PSB Synchrony T600
LOUDSPEAKER
Exactly five years ago as I write these words, I reviewed an elegant-looking and elegant-sounding tower loudspeaker from Canadian manufacturer PSB: the Imagine T3.1 Priced at $7498/pair before it was discontinued, the T3 combined three woofers, each housed in its own vented subenclosure, with a 5.25" midrange unit mounted above a 1" tweeter.
As I write these words I am listening to a pair of PSB’s new Synchrony T600 loudspeakers, which cost $7999/pair and were designed, like the T3, by a team led by PSB founder and chief acoustic designer Paul Barton.2 Also like the T3, the T600 houses each of its three woofers in its own vented subenclosure, married to a 5.25" midrange unit and a 1" titanium-dome tweeter, again with the midrange unit mounted above the tweeter. But there, the similarities end.

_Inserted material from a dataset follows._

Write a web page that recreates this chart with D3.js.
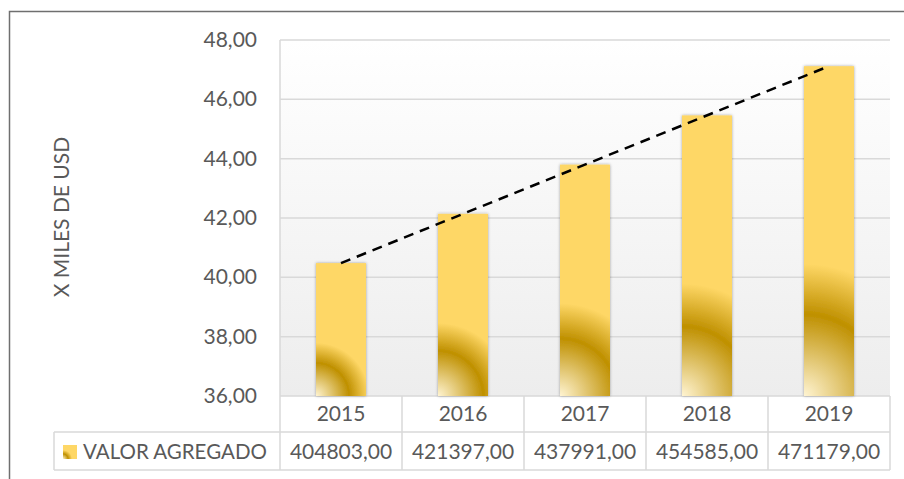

The most obvious difference is that, whereas the Imagine T3 featured a gracefully curved, veneered enclosure formed under pressure from MDF laminations, the Synchrony T600 is a conventional-looking tower with a gloss-finished, rectangular–cross-section cabinet made from MDF and an aluminum-clad front baffle. While the T3’s three 7" woofers featured cones of compressed felt and fiberglass, the T600’s three 6.5" woofers use cones of woven carbon fiber, allied to rubber surrounds and cast-aluminum baskets.